The other two I want to write about tonight were, of course, gifts from you. I Kissed the Baby, by Mary Murphy, is a nearly perfect book.


I Kissed the Baby


It's super-simple. On each page, one animal asks another animal if they've done something with the baby, and the other says yes: "'I sang to the baby. Did you sing to the baby?' 'Yes! I sang to the baby, and the baby sang to me!'" The drawings are high-contrast black and white, with a little splash of color on the edge of each page, and the baby, when it appears, bright yellow. It also allows you to do the things you're reading about ("I tickled the baby. Did you tickle the baby?") as you read. I've given this book as a new-baby gift several times, and my friend Tui recently emailed me that her mom has turned the text of the book into a song, and they sing it to their baby regularly. He, like every other baby I've seen interact with the book, adores it.

Then there is the joyful and loving "More More More," Said the Baby, by Vera B. Williams, another I've read aloud so many times that I know it by heart.
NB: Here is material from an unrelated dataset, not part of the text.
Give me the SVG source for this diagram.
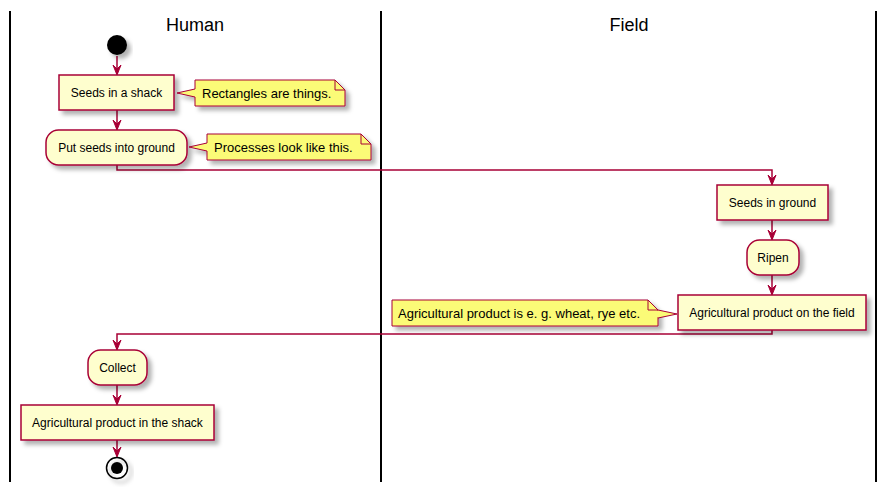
<svg xmlns="http://www.w3.org/2000/svg" width="887" height="491" viewBox="0 0 887 491">
<defs>
<filter id="sh" x="-20%" y="-20%" width="150%" height="160%">
<feDropShadow dx="4" dy="4" stdDeviation="2" flood-color="#000" flood-opacity="0.3"/>
</filter>
<marker id="ah" markerWidth="10" markerHeight="12" viewBox="-5 -11 10 12" refX="0" refY="0" orient="auto-start-reverse" markerUnits="userSpaceOnUse">
<polygon points="0,0 -4,-10 0,-6 4,-10" fill="#A80036" stroke="#A80036" stroke-width="1" transform="rotate(-90)"/>
</marker>
<style>
.lane{stroke:#000;stroke-width:2;fill:none}
.title{font-family:"Liberation Sans",Arial,sans-serif;font-size:18px;fill:#000;text-anchor:middle}
.act{fill:#FEFECE;stroke:#A80036;stroke-width:1.5;filter:url(#sh)}
.note{fill:#FBFB77;stroke:#A80036;stroke-width:1;filter:url(#sh)}
.fold{fill:none;stroke:#A80036;stroke-width:1}
.t{font-family:"Liberation Sans",Arial,sans-serif;font-size:12px;fill:#000;text-anchor:middle}
.nt{font-family:"Liberation Sans",Arial,sans-serif;font-size:13px;fill:#000}
.con{fill:none;stroke:#A80036;stroke-width:1.5}
.ahd{fill:#A80036;stroke:#A80036;stroke-width:1}
</style>
</defs>
<rect width="887" height="491" fill="#fff"/>
<g id="lanes">
<line class="lane" x1="10" y1="11" x2="10" y2="482"/>
<line class="lane" x1="381" y1="11" x2="381" y2="482"/>
<line class="lane" x1="876" y1="11" x2="876" y2="482"/>
<text class="title" x="195" y="31">Human</text>
<text class="title" x="629" y="31">Field</text>
</g>
<g id="connectors">
<path class="con" d="M117,56 L117,74"/>
<polygon class="ahd" points="117,75 113,65 117,69 121,65"/>
<path class="con" d="M117,110 L117,129"/>
<polygon class="ahd" points="117,130 113,120 117,124 121,120"/>
<path class="con" d="M117,165 L117,170 L772,170 L772,184"/>
<polygon class="ahd" points="772,185 768,175 772,179 776,175"/>
<path class="con" d="M772,220 L772,239"/>
<polygon class="ahd" points="772,240 768,230 772,234 776,230"/>
<path class="con" d="M772,275 L772,294"/>
<polygon class="ahd" points="772,295 768,285 772,289 776,285"/>
<path class="con" d="M772,330 L772,334 L117,334 L117,349"/>
<polygon class="ahd" points="117,350 113,340 117,344 121,340"/>
<path class="con" d="M117,385 L117,404"/>
<polygon class="ahd" points="117,405 113,395 117,399 121,395"/>
<path class="con" d="M117,440 L117,456"/>
<polygon class="ahd" points="117,457 113,447 117,451 121,447"/>
</g>
<g id="start">
<circle cx="117" cy="45" r="10" fill="#000" filter="url(#sh)"/>
</g>
<g id="seeds_shack">
<rect class="act" x="59" y="75" width="115" height="35"/>
<text class="t" x="116.5" y="97">Seeds in a shack</text>
</g>
<g id="note_things">
<path class="note" d="M195,80 L335,80 L345,90 L345,106 L195,106 L195,97 L177,93 L195,89 Z"/>
<path class="fold" d="M335,80 L335,90 L345,90"/>
<text class="nt" x="202" y="98">Rectangles are things.</text>
</g>
<g id="put_seeds">
<rect class="act" x="46" y="130" width="141" height="35" rx="12.5" ry="12.5"/>
<text class="t" x="116.5" y="152">Put seeds into ground</text>
</g>
<g id="note_processes">
<path class="note" d="M207,134 L361,134 L371,144 L371,160 L207,160 L207,151 L189,147 L207,143 Z"/>
<path class="fold" d="M361,134 L361,144 L371,144"/>
<text class="nt" x="214" y="152">Processes look like this.</text>
</g>
<g id="seeds_ground">
<rect class="act" x="717" y="185" width="111" height="35"/>
<text class="t" x="772.5" y="207">Seeds in ground</text>
</g>
<g id="ripen">
<rect class="act" x="747" y="240" width="52" height="35" rx="12.5" ry="12.5"/>
<text class="t" x="773" y="262">Ripen</text>
</g>
<g id="product_field">
<rect class="act" x="678" y="295" width="188" height="35"/>
<text class="t" x="772" y="317">Agricultural product on the field</text>
</g>
<g id="note_product">
<path class="note" d="M392,300 L648,300 L658,310 L658,326 L392,326 Z"/>
<path class="note" d="M658,310 L677,314 L658,318" style="filter:none"/>
<path d="M657.5,310.8 L657.5,317.2" stroke="#FBFB77" stroke-width="1.2"/>
<path class="fold" d="M648,300 L648,310 L658,310"/>
<text class="nt" x="398" y="318">Agricultural product is e. g. wheat, rye etc.</text>
</g>
<g id="collect">
<rect class="act" x="88" y="350" width="59" height="35" rx="12.5" ry="12.5"/>
<text class="t" x="117.5" y="372">Collect</text>
</g>
<g id="product_shack">
<rect class="act" x="21" y="405" width="193" height="35"/>
<text class="t" x="117.5" y="427">Agricultural product in the shack</text>
</g>
<g id="end">
<circle cx="117" cy="468" r="10.5" fill="none" stroke="#000" stroke-width="1.5" filter="url(#sh)"/>
<circle cx="117" cy="468" r="6" fill="#000"/>
</g>
</svg>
"More More More," Said the Baby: Three Love Stories


It contains three stories, each about a little kid being fondly chased by an adult: Little Guy and his daddy, who kisses his belly button; Little Pumpkin and grandma, who eats Little Pumpkin's toes; and Little Bird and her mama, who puts a sleepy Little Bird to bed. The three variations are rhythmic and affectionate, with each adult lighting up and calling the child, "Oh my best little baby." Every page is alive with color. The book is also unobtrusively diverse. Little Pumpkin (whose gender is never specified) is black, while grandma is apparently white and blonde. Little Bird and her mama might be Hispanic, might be Asian, and when Little Bird falls asleep, her mama makes her a bed out of the couch. Little Guy and his daddy are white, but his daddy is hanging out at home in shorts and flip-flops. There is total joy and love on each page.


And so many favorites I've left out! I will definitely be revisiting this theme.